In many countries, yes — through 'tax-free shopping' or VAT refund schemes for non-resident travelers. The classic example: a non-EU visitor buying a €1,000 watch in Paris at 20% VAT can reclaim the €200 by getting a tax-free form from the retailer, having it stamped at the airport customs counter on departure, and either receiving cash at a refund desk (with a 15-30% commission) or a credit-card refund weeks later. Minimum purchase thresholds vary: France €100.01, Germany €25, Italy €70.01, Spain €0 (no minimum since 2018), UK was £30 until the scheme was abolished post-Brexit in 2021. The UAE has a tourist VAT refund for purchases over AED 250. Tourist VAT refund schemes are politically popular because they pull luxury spending from cross-border shoppers, but they're administratively expensive — many shops charge the commission so high that the cash refund is effectively a marketing tool, not a real tax break.
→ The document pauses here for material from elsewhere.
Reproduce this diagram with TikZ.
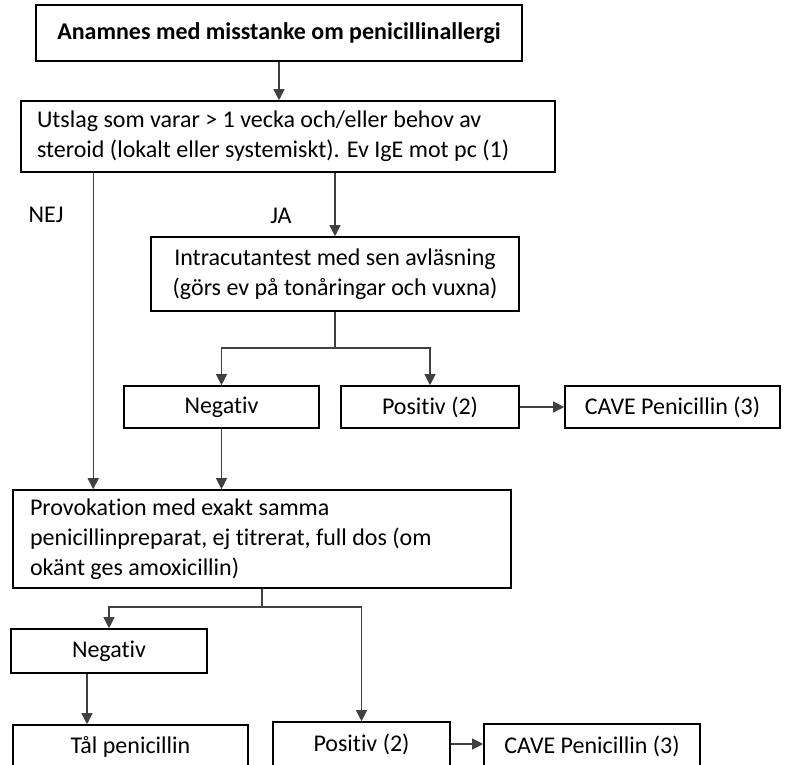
\documentclass[tikz,border=0pt]{standalone}
\usepackage{fontspec}
\setmainfont{Carlito}[Ligatures=NoCommon]
\usepackage{tikz}
\usetikzlibrary{arrows.meta, positioning}

\begin{document}
\begin{tikzpicture}[
    x=1pt, y=-1pt,
    box/.style={draw, line width=1.6pt, fill=white, minimum height=42pt, align=center, inner sep=0pt, font=\fontsize{24pt}{30pt}\selectfont},
    textbox/.style={box, align=flush left, inner xsep=16pt},
    label/.style={font=\fontsize{24pt}{30pt}\selectfont},
    line/.style={draw=black!75, line width=1.1pt},
    arrow/.style={line, -{Triangle[length=11pt, width=11pt]}}
]
\useasboundingbox (0,0) rectangle (789,764);
\clip (0,0) rectangle (789,764);

% top part
\node[box, font=\fontsize{24pt}{30pt}\selectfont\bfseries, minimum width=486, minimum height=56] (anamnes) at (279,33) {Anamnes med misstanke om penicillinallergi};
\node[textbox, minimum width=534, minimum height=71, text width=502] (utslag) at (288,136.5) {Utslag som varar > 1 vecka och/eller behov av\\steroid (lokalt eller systemiskt). Ev IgE mot pc (1)};
\node[label] (nej) at (46,215) {NEJ};
\node[label] (ja) at (281,216) {JA};
\node[box, minimum width=368, minimum height=74] (intra) at (335,274) {Intracutantest med sen avläsning\\(görs ev på tonåringar och vuxna)};

% test result
\node[box, minimum width=195] (neg1) at (221.5,407) {Negativ};
\node[box, minimum width=178] (pos1) at (430,407) {Positiv (2)};
\node[box, minimum width=215] (cave1) at (672.5,407) {CAVE Penicillin (3)};

% provocation
\node[textbox, minimum width=498, minimum height=98, text width=464] (prov) at (262,539) {Provokation med exakt samma\\penicillinpreparat, ej titrerat, full dos (om\\okänt ges amoxicillin)};
\node[box, minimum width=196, minimum height=44] (neg2) at (109,651) {Negativ};
\node[box, minimum width=235, minimum height=44] (tal) at (130.5,747) {Tål penicillin};
\node[box, minimum width=177, minimum height=44] (pos2) at (361.5,744) {Positiv (2)};
\node[box, minimum width=216, minimum height=44] (cave2) at (592,746) {CAVE Penicillin (3)};

\coordinate (split1) at (335,348);
\coordinate (split2) at (262,607);

\draw[arrow] (anamnes) -- (anamnes |- utslag.north);
\draw[arrow] ([xshift=73]utslag.south west) -- ([xshift=73]utslag.south west |- prov.north);
\draw[arrow] (intra.north |- utslag.south) -- (intra.north);
\draw[line] (intra) -- (split1);
\draw[arrow] (split1) -| (neg1.north);
\draw[arrow] (split1) -| (pos1.north);
\draw[arrow] (pos1) -- (cave1);
\draw[arrow] (neg1) -- (neg1 |- prov.north);
\draw[line] (prov) -- (split2);
\draw[arrow] (split2) -| (neg2.north);
\draw[arrow] (split2) -| (pos2.north);
\draw[arrow] ([xshift=-22]neg2.south) -- ([xshift=-22]neg2.south |- tal.north);
\draw[arrow] (pos2) -- (pos2 -| cave2.west);
\end{tikzpicture}
\end{document}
Reverse charge shifts the VAT-accounting responsibility from the seller to the buyer. Instead of the seller charging VAT and remitting it, the buyer self-accounts for the VAT — recording both output and input VAT on the same return, with net effect zero (assuming the input is reclaimable). It's used in three common scenarios. (1) EU cross-border B2B services: a Dutch consultancy invoicing a German business charges 0%, the German business self-accounts for 19% German VAT and reclaims it the same return. (2) Domestic anti-fraud reverse charge: UK construction services (CIS reverse charge since March 2021) and trades in mobile phones/CPUs to prevent missing-trader fraud. (3) Imports from outside the EU under the postponed VAT accounting regime. The benefit: less cash tied up in VAT, less paperwork for cross-border invoices. The risk: if the buyer isn't VAT-registered or forgets to self-account, the tax can go uncollected — which is why all three scenarios require strict B2B/CIS-registration verification.